With Bryant manning third, Candelario wasn’t going to be sniffing significant at-bats with the Cubs. Luckily for him, a trade to Detroit and Castellanos’ position change has opened up regular at-bats in 2018. The upside here isn’t great, but a solid approach at the plate should help him keep his average respectable to go along with 20-25 home run power.

#37 Christian Arroyo, Tampa Bay Rays

I can sum up Christian Arroyo with just the next sentence. He has a plus hit tool, minimal power or speed, and a starting job in Tampa Bay. That’s about it. He’s best left on the waiver wire to start the season.

#39 Nick Senzel, Cincinnati Reds

At third base, there are two elite prospects, and Nick Senzel is one of them. The other, Vladimir Guerrero Jr., likely won’t be up until 2019. Senzel, on the other hand, likely will be up sometime this summer. In his first full professional season in 2017, Senzel hit .321 with 14 home runs, 40 doubles, and 14 stolen bases in 455 combined at bats between high Single-A and Double-A. You won’t find many more polished hitters in the minors than Senzel, and his power/speed combination makes him worth a stash.

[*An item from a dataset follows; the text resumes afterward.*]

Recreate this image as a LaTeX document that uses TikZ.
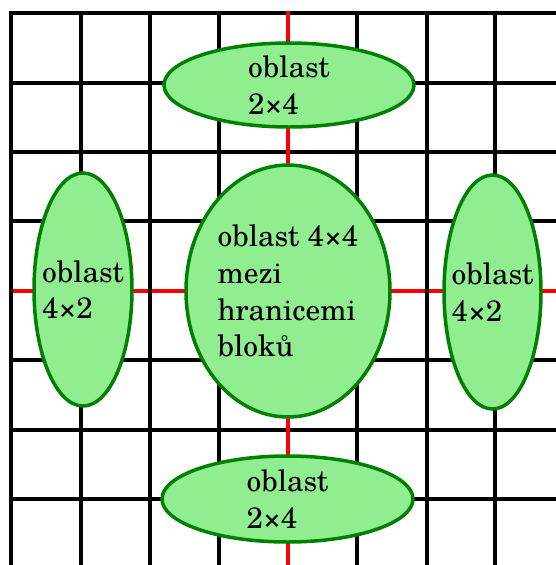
\documentclass[tikz,border=0pt]{standalone}
\usepackage{fontspec}
\setmainfont{TeX Gyre Schola}
\usetikzlibrary{shapes.geometric}
\begin{document}
\begin{tikzpicture}[x=1pt,y=-1pt,
  gridline/.style={black,line width=4pt},
  redline/.style={red,line width=4pt},
  area/.style={ellipse,draw=dgreen,line width=3.5pt,fill=lgreen,inner sep=0pt},
  areatext/.style={inner sep=0pt,align=left,font=\fontsize{29.5}{36.7}\selectfont}]
\definecolor{lgreen}{RGB}{144,238,144}
\definecolor{dgreen}{RGB}{0,128,0}
\useasboundingbox (0,0) rectangle (555,565);
% horizontal lines
\foreach \y in {13,83,152,221,360,430,499}
  \draw[gridline] (9,\y) -- (560,\y);
\draw[redline] (9,291) -- (560,291);
% vertical lines
\foreach \x in {11,81,150,219,357,427,495}
  \draw[gridline] (\x,10.5) -- (\x,570);
\draw[redline] (288,10.5) -- (288,570);
% areas
\node[area,minimum width=250pt,minimum height=84pt] (top) at (289,85) {};
\node[areatext] (toptext) at (top.center) {oblast\\2×4};
\node[area,minimum width=251pt,minimum height=86pt] (bottom) at (287.5,499) {};
\node[areatext] (bottomtext) at (bottom.center) {oblast\\2×4};
\node[area,minimum width=98pt,minimum height=233pt] (left) at (83,289.5) {};
\node[areatext] (lefttext) at (left.center) {oblast\\4×2};
\node[area,minimum width=97pt,minimum height=234pt] (right) at (492.5,292) {};
\node[areatext] (righttext) at (right.center) {oblast\\4×2};
\node[area,minimum width=204pt,minimum height=252pt] (center) at (288,291) {};
\node[areatext] (centertext) at (center.center) {oblast 4×4\\mezi\\hranicemi\\bloků};
\end{tikzpicture}
\end{document}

#40 Miguel Andujar, New York Yankees

If I could guarantee that Miguel Andujar would be a full-time regular this season, I’d bump him up about 12-15 spots in these rankings. However, it’s likely that the Yankees add a free agent bat at third base, which might end up being the return of Frazier. Keep an eye on Andujar throughout the off-season. If he’s a starter in 2018, he’s worth a late-round flier for his plus hit tool and blossoming power.